**RECORDS FOR THIS TASK:**
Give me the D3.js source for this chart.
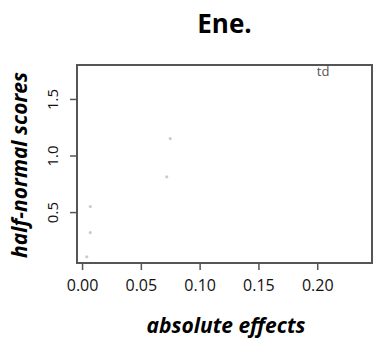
<!DOCTYPE html>
<html>
<head>
<meta charset="utf-8">
<script src="https://cdn.jsdelivr.net/npm/d3@7"></script>
<style>
  html, body { margin: 0; padding: 0; background: #fff; }
  svg { display: block; }
</style>
</head>
<body>
<div id="chart"></div>
<script>
// Half-normal plot of absolute effects for "Ene."
const effectNames = ["e1", "e2", "e3", "e4", "e5", "td"];
const absEffects = [0.004, 0.007, 0.007, 0.072, 0.075, 0.205];
const halfNormalScores = [0.105, 0.319, 0.549, 0.812, 1.150, 1.732];
const labelled = ["td"];
const xTicks = [0.00, 0.05, 0.10, 0.15, 0.20];
const yTicks = [0.5, 1.0, 1.5];

const W = 386, H = 341;
const frame = { left: 77, right: 372, top: 65, bottom: 263 };

const svg = d3.select("#chart").append("svg")
  .attr("width", W).attr("height", H);

const x = d3.scaleLinear().domain([-0.0043, 0.2466]).range([frame.left, frame.right]);
const y = d3.scaleLinear().domain([0.05, 1.80]).range([frame.bottom, frame.top]);

const axisColor = "#555";
const font = "'Open Sans', 'Noto Sans', sans-serif";

// x axis
const gx = svg.append("g")
  .attr("transform", `translate(0,${frame.bottom})`)
  .call(d3.axisBottom(x).tickValues(xTicks).tickFormat(d3.format(".2f")).tickSize(7).tickPadding(10));
gx.select(".domain").remove();
gx.selectAll(".tick line").attr("stroke", axisColor).attr("stroke-width", 1.5);
gx.selectAll(".tick text").attr("font-family", font).attr("font-size", 16).attr("fill", "#111");

// y axis
const gy = svg.append("g")
  .attr("transform", `translate(${frame.left},0)`)
  .call(d3.axisLeft(y).tickValues(yTicks).tickFormat(d3.format(".1f")).tickSize(7).tickPadding(4));
gy.select(".domain").remove();
gy.selectAll(".tick line").attr("stroke", axisColor).attr("stroke-width", 1.5);
gy.selectAll(".tick text")
  .attr("font-family", font).attr("font-size", 15).attr("fill", "#111")
  .attr("text-anchor", "middle").attr("dy", null).attr("x", null)
  .attr("transform", "translate(-23,0) rotate(-90)")
  .attr("dominant-baseline", "middle");

// plot frame
svg.append("rect")
  .attr("x", frame.left).attr("y", frame.top)
  .attr("width", frame.right - frame.left).attr("height", frame.bottom - frame.top)
  .attr("fill", "none").attr("stroke", axisColor).attr("stroke-width", 2);

// points
const pts = absEffects.map((v, i) => ({ name: effectNames[i], x: v, y: halfNormalScores[i] }));
svg.append("g").selectAll("circle")
  .data(pts.filter(d => !labelled.includes(d.name)))
  .join("circle")
  .attr("cx", d => x(d.x)).attr("cy", d => y(d.y))
  .attr("r", 1.6)
  .attr("fill", "#aaa").attr("opacity", 0.6);

// labelled effects
svg.append("g").selectAll("text")
  .data(pts.filter(d => labelled.includes(d.name)))
  .join("text")
  .attr("x", d => x(d.x)).attr("y", d => y(d.y))
  .attr("text-anchor", "middle").attr("dominant-baseline", "middle")
  .attr("font-family", font).attr("font-size", 13).attr("fill", "#555")
  .text(d => d.name);

// title
svg.append("text")
  .attr("x", (frame.left + frame.right) / 2).attr("y", 33)
  .attr("text-anchor", "middle")
  .attr("font-family", font).attr("font-weight", "bold").attr("font-size", 26)
  .attr("fill", "#000")
  .text("Ene.");

// axis titles
svg.append("text")
  .attr("x", 226).attr("y", 333)
  .attr("text-anchor", "middle")
  .attr("font-family", font).attr("font-weight", "bold").attr("font-style", "italic")
  .attr("font-size", 21).attr("fill", "#000")
  .text("absolute effects");

svg.append("text")
  .attr("transform", `translate(27,165) rotate(-90)`)
  .attr("text-anchor", "middle")
  .attr("font-family", font).attr("font-weight", "bold").attr("font-style", "italic")
  .attr("font-size", 21).attr("fill", "#000")
  .text("half-normal scores");
</script>
</body>
</html>
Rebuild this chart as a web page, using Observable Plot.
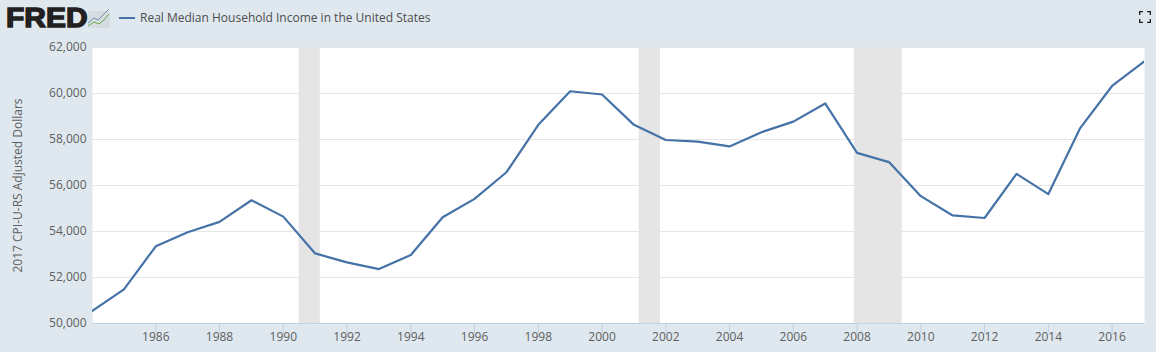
<!DOCTYPE html>
<html>
<head>
<meta charset="utf-8">
<script src="https://cdn.jsdelivr.net/npm/d3@7"></script>
<script src="https://cdn.jsdelivr.net/npm/@observablehq/plot@0.6"></script>
<style>
html,body{margin:0;padding:0;background:#dfe8ef;width:1156px;height:352px;overflow:hidden}
#head{position:relative;height:36px;font-family:"Open Sans",sans-serif}
#logo{position:absolute;left:6px;top:3px;font:900 28px/30px "Liberation Sans",Arial,sans-serif;color:#231f20;letter-spacing:0;-webkit-text-stroke:1.4px #231f20;transform-origin:0 0;transform:scaleX(1.07)}
#spark{position:absolute;left:88px;top:8px}
#key{position:absolute;left:119px;top:17px;width:16px;height:2px;background:#4572a7}
#name{position:absolute;left:140px;top:9px;font-size:12px;line-height:17px;color:#4d4d4d}
#full{position:absolute;left:1139px;top:11px}
svg{display:block}
</style>
</head>
<body>
<div id="head">
  <div id="logo">FRED</div>
  <svg id="spark" width="22" height="20" viewBox="0 0 22 20"><rect y="3" width="22" height="17" rx="2" fill="#d6dde1"/><path d="M0 15L6 10L10 12L15 7L21 1" fill="none" stroke="#6f93b5" stroke-width="1"/><path d="M0 18L6 14L11 16L16 12L21 6" fill="none" stroke="#6aa84f" stroke-width="1"/></svg>
  <div id="key"></div>
  <div id="name">Real Median Household Income in the United States</div>
  <svg id="full" width="12" height="12" viewBox="0 0 12 12"><path d="M0.5 4V0.5H4M8 0.5H11.5V4M11.5 8V11.5H8M4 11.5H0.5V8" fill="none" stroke="#222" stroke-width="1.6"/></svg>
</div>
<div id="chart"></div>
<script>
const years = [1984,1985,1986,1987,1988,1989,1990,1991,1992,1993,1994,1995,1996,1997,1998,1999,2000,2001,2002,2003,2004,2005,2006,2007,2008,2009,2010,2011,2012,2013,2014,2015,2016,2017];
const income = [50520,51470,53340,53950,54400,55340,54630,53030,52640,52350,52960,54600,55400,56560,58620,60080,59940,58620,57960,57890,57680,58300,58760,59550,57400,57000,55520,54680,54570,56490,55610,58480,60310,61370];
const recessionStart = ["1990-07-01","2001-03-01","2007-12-01"];
const recessionEnd = ["1991-03-01","2001-11-01","2009-06-01"];
const yTicks = [50000,52000,54000,56000,58000,60000,62000];
const xTickYears = [1986,1988,1990,1992,1994,1996,1998,2000,2002,2004,2006,2008,2010,2012,2014,2016];
const yLabel = "2017 CPI-U-RS Adjusted Dollars";

const series = years.map((y,i)=>({date:new Date(Date.UTC(y,0,1)),value:income[i]}));
const recessions = recessionStart.map((s,i)=>({x1:new Date(s+"T00:00:00Z"),x2:new Date(recessionEnd[i]+"T00:00:00Z")}));
const xTicks = xTickYears.map(y=>new Date(Date.UTC(y,0,1)));

const plot = Plot.plot({
  width:1156, height:316,
  marginLeft:92, marginRight:12, marginTop:11, marginBottom:29,
  style:{background:"transparent",fontFamily:"'Open Sans',sans-serif",fontSize:"12px",color:"#606060"},
  x:{type:"utc",domain:[new Date(Date.UTC(1984,0,1)),new Date(Date.UTC(2017,0,1))]},
  y:{domain:[50000,62000]},
  marks:[
    Plot.frame({fill:"#ffffff",stroke:null}),
    Plot.gridY(yTicks,{stroke:"#e6e6e6",strokeOpacity:1,strokeWidth:1}),
    Plot.rectY(recessions,{x1:"x1",x2:"x2",y1:50000,y2:62000,fill:"#e5e5e5",dx:-0.5}),
    Plot.ruleY([50000],{stroke:"#c0d0e0",strokeWidth:1}),
    Plot.axisY({ticks:yTicks,tickSize:0,tickPadding:6,tickFormat:d3.format(","),label:null,fontSize:12,fill:"#606060"}),
    Plot.axisX({ticks:xTicks,tickSize:10,tickPadding:-1,stroke:"#c0d0e0",tickFormat:d=>String(d.getUTCFullYear()),label:null,fontSize:12,fill:"#606060",dx:-0.5}),
    Plot.text([yLabel],{frameAnchor:"left",dx:-74,rotate:-90,textAnchor:"middle",fontSize:12,fill:"#606060"}),
    Plot.line(series,{x:"date",y:"value",stroke:"#4572a7",strokeWidth:2.2,curve:"linear",clip:"frame",dx:-0.5,dy:-0.4})
  ]
});
document.getElementById("chart").appendChild(plot);
</script>
</body>
</html>
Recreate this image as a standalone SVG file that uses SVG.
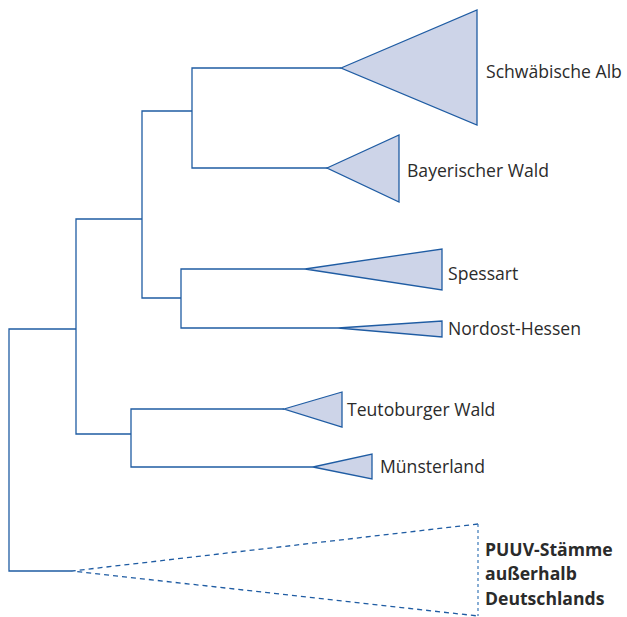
<svg xmlns="http://www.w3.org/2000/svg" width="627" height="617" viewBox="0 0 627 617">
<style>
.br{fill:none;stroke:#1f5ca3;stroke-width:1.3}
.tri{fill:#cdd4e8;stroke:#1f5ca3;stroke-width:1.3;stroke-linejoin:miter}
.dash{fill:none;stroke:#1f5ca3;stroke-width:1.3;stroke-dasharray:5 4}
.dot{fill:none;stroke:#3a78b8;stroke-width:1.2;stroke-dasharray:3 3}
.lbl{font-family:"Open Sans","Liberation Sans",sans-serif;font-size:17.6px;fill:#2b2b2b}
.bold{font-weight:bold}
</style>
<rect width="627" height="617" fill="#fff"/>
<g id="connectors">
<polyline class="br" points="341,68 192,68 192,168 328,168"/>
<polyline class="br" points="192,111 142,111 142,298 181,298"/>
<polyline class="br" points="305,269 181,269 181,328 338,328"/>
<polyline class="br" points="142,219 76,219 76,434 131,434"/>
<polyline class="br" points="284,409 131,409 131,467 313,467"/>
<polyline class="br" points="76,329 9,329 9,571 72,571"/>
</g>
<g id="schwaebische-alb">
<polygon class="tri" points="341,68 477,10 477,125"/>
<text class="lbl" x="486" y="78">Schwäbische Alb</text>
</g>
<g id="bayerischer-wald">
<polygon class="tri" points="327,168 399,135 399,202"/>
<text class="lbl" x="407" y="177">Bayerischer Wald</text>
</g>
<g id="spessart">
<polygon class="tri" points="305,269 442,249 442,290"/>
<text class="lbl" x="448" y="280">Spessart</text>
</g>
<g id="nordost-hessen">
<polygon class="tri" points="338,328 442,321 442,337"/>
<text class="lbl" x="448" y="335">Nordost-Hessen</text>
</g>
<g id="teutoburger-wald">
<polygon class="tri" points="284,409 342,392 342,427"/>
<text class="lbl" x="347" y="416">Teutoburger Wald</text>
</g>
<g id="muensterland">
<polygon class="tri" points="313,467 372,454 372,479"/>
<text class="lbl" x="380" y="473">Münsterland</text>
</g>
<g id="puuv">
<polyline class="dash" points="478,524 72,571 478,616"/>
<line class="dot" x1="478" y1="524" x2="478" y2="616"/>
<text class="lbl bold" x="485" y="556">PUUV-Stämme</text>
<text class="lbl bold" x="485" y="580">außerhalb</text>
<text class="lbl bold" x="485" y="605">Deutschlands</text>
</g>
</svg>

**WHAT IS REQUIRED:** Pick out all lines from the data above in which the word "chart" appears.

**OUTPUT OF THE EXERCISE:**
Give me the D3.js source for this chart.
<div id="chart"></div>
const svg = d3.select("#chart").append("svg")
Rebuild this chart as a web page, using Observable Plot.
<div id="chart"></div>
document.getElementById("chart").appendChild(plot);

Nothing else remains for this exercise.